Because carrots are so frequently used in dishes, it may sound strange to call them “capable” or to consider them an underappreciated vegetable. But, they simply don’t get enough credit for their versatility—and we aim to help change that through creative plating techniques. Here, Chef Jamie Simpson uses the carrot in the glass and on the plate in three unique ways.
At the Bar: Clarified Carrot Cyro-Concentrate
Ingredients include two ounces of carrot juice, two ounces of mezcal, one bar spoon of kimchi reduction, and two ounces of coconut water. First, freeze the cocktail mixture in a blast chiller. Then, break the ice and allow it to drip-thaw over a coffee filter. When the liquid reaches five ounces, which is 80 percent of its total weight, remove the remaining ice and discard. Serve chilled with salted carrots.

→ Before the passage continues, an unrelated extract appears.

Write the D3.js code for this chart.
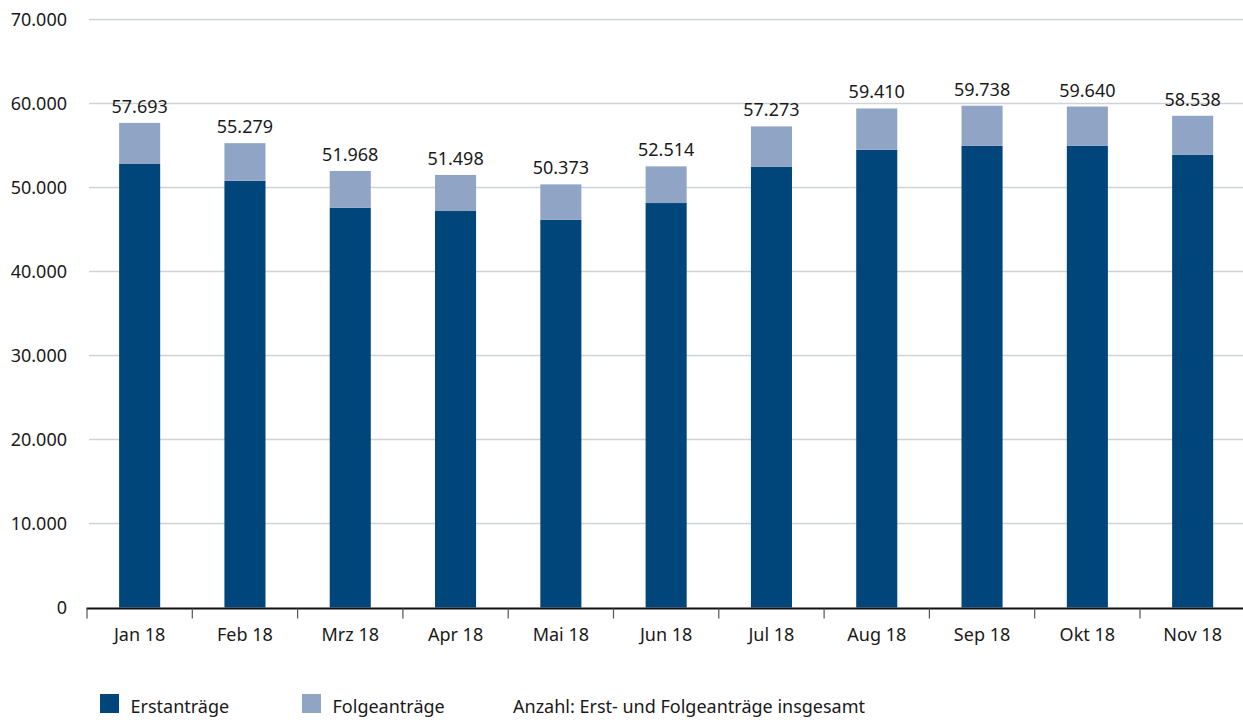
<!DOCTYPE html>
<html lang="de">
<head>
<meta charset="utf-8">
<script src="https://cdn.jsdelivr.net/npm/d3@7"></script>
<style>
  html, body { margin: 0; padding: 0; background: #fff; }
  svg { display: block; font-family: "Noto Sans", "Open Sans", sans-serif; }
</style>
</head>
<body>
<svg id="chart" width="1243" height="720"></svg>
<script>
// Monatliche Asylanträge 2018
const months = ["Jan 18", "Feb 18", "Mrz 18", "Apr 18", "Mai 18", "Jun 18",
                "Jul 18", "Aug 18", "Sep 18", "Okt 18", "Nov 18"];
const totals = [57693, 55279, 51968, 51498, 50373, 52514, 57273, 59410, 59738, 59640, 58538];
const erstantraege = [52800, 50800, 47600, 47200, 46150, 48150, 52450, 54480, 54950, 54950, 53880];
const folgeantraege = totals.map((t, i) => t - erstantraege[i]);
const yTicks = [0, 10000, 20000, 30000, 40000, 50000, 60000, 70000];
const seriesNames = ["Erstanträge", "Folgeanträge"];
const noteText = "Anzahl: Erst- und Folgeanträge insgesamt";

const colors = { erst: "#00467a", folge: "#90a5c5", text: "#1a1a1a", grid: "#cfd3d6" };
const fmt = d3.formatLocale({ decimal: ",", thousands: ".", grouping: [3], currency: ["", "€"] }).format(",d");

const svg = d3.select("#chart");
const x = d3.scaleBand().domain(months).range([87, 1245.3]).paddingInner(0.61).paddingOuter(0.305);
const y = d3.scaleLinear().domain([0, 70000]).range([607.5, 19.5]);

// Gitternetzlinien
svg.append("g")
  .selectAll("line")
  .data(yTicks.filter(d => d > 0))
  .join("line")
  .attr("x1", 89).attr("x2", 1243)
  .attr("y1", d => y(d)).attr("y2", d => y(d))
  .attr("stroke", colors.grid).attr("stroke-width", 1.5);

// Y-Achsenbeschriftung
svg.append("g")
  .selectAll("text")
  .data(yTicks)
  .join("text")
  .attr("x", 67).attr("y", d => y(d)).attr("dy", "0.35em")
  .attr("text-anchor", "end")
  .attr("font-size", 18).attr("fill", colors.text)
  .text(d => fmt(d));

// Gestapelte Säulen
const rows = months.map((m, i) => ({ m, erst: erstantraege[i], folge: folgeantraege[i], total: totals[i] }));
const stack = d3.stack().keys(["erst", "folge"])(rows);
svg.append("g")
  .selectAll("g")
  .data(stack)
  .join("g")
  .attr("fill", d => colors[d.key])
  .selectAll("rect")
  .data(d => d)
  .join("rect")
  .attr("x", d => x(d.data.m))
  .attr("width", x.bandwidth())
  .attr("y", d => y(d[1]))
  .attr("height", d => y(d[0]) - y(d[1]));

// Summenwerte über den Säulen
svg.append("g")
  .selectAll("text")
  .data(rows)
  .join("text")
  .attr("x", d => x(d.m) + x.bandwidth() / 2)
  .attr("y", d => y(d.total) - 10)
  .attr("text-anchor", "middle")
  .attr("font-size", 18).attr("fill", colors.text)
  .text(d => fmt(d.total));

// X-Achse
const xAxis = svg.append("g").attr("transform", "translate(0,608.5)");
xAxis.append("line")
  .attr("x1", 86.5).attr("x2", 1243)
  .attr("stroke", "#111").attr("stroke-width", 2);
const bounds = d3.range(months.length + 1).map(i => 87 + i * x.step());
xAxis.selectAll(".tick")
  .data(bounds)
  .join("line")
  .attr("class", "tick")
  .attr("x1", d => d).attr("x2", d => d)
  .attr("y1", 0).attr("y2", 10)
  .attr("stroke", "#555").attr("stroke-width", 1.2);
xAxis.selectAll("text")
  .data(months)
  .join("text")
  .attr("x", d => x(d) + x.bandwidth() / 2)
  .attr("y", 32.5)
  .attr("text-anchor", "middle")
  .attr("font-size", 18).attr("fill", colors.text)
  .text(d => d);

// Legende
const legend = svg.append("g");
const legendItems = [
  { name: seriesNames[0], color: colors.erst, x: 100 },
  { name: seriesNames[1], color: colors.folge, x: 302 }
];
legend.selectAll("rect")
  .data(legendItems)
  .join("rect")
  .attr("x", d => d.x).attr("y", 694)
  .attr("width", 19).attr("height", 19)
  .attr("fill", d => d.color);
legend.selectAll("text.item")
  .data(legendItems)
  .join("text")
  .attr("class", "item")
  .attr("x", d => d.x + 30.5).attr("y", 712.5)
  .attr("font-size", 18).attr("fill", colors.text)
  .text(d => d.name);
legend.append("text")
  .attr("x", 513).attr("y", 712.5)
  .attr("font-size", 18).attr("fill", colors.text)
  .text(noteText);
</script>
</body>
</html>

Fine Dining: Celebrating the Carrot Trio
This unique dish uses three types of carrot: orange carrot, purple carrot, and yellow carrot. It also contains three purees, three seeds, and three herbs. Ingredients include marcona almond, micro arugula, walnut, micro celery, pepita, and coriander bloom.
Country Club Dining: Carrot Soup
This delicious dish uses salted carrot and fried carrot top, and it also raises an important question. Carrot soup isn’t something we see much on menus—and our question is: why not?
More About Carrots
Different varieties of fresh carrots come with subtly different nuances of flavor. The deeply purple cobalt carrot, for example, is delightfully nutty while the dragon carrot shares its purple hue but comes with a marvelous herbal finish. When you don’t want to include an earthy flavor from the carrot, the yellow carrot provides sweetness and nuttiness. Mixed carrots, meanwhile, allow you to benefit from a cornucopia of carroty goodness.
As noted in these descriptions, carrots come in a rainbow of colors to provide eye-catching beauty, and they also come in different shapes: long and round. Then, when you want to add carrot flavors and aromas to sauces, pesto, and so forth, the carrot bloom is ideal.
We hope you enjoyed this installment of plating food techniques!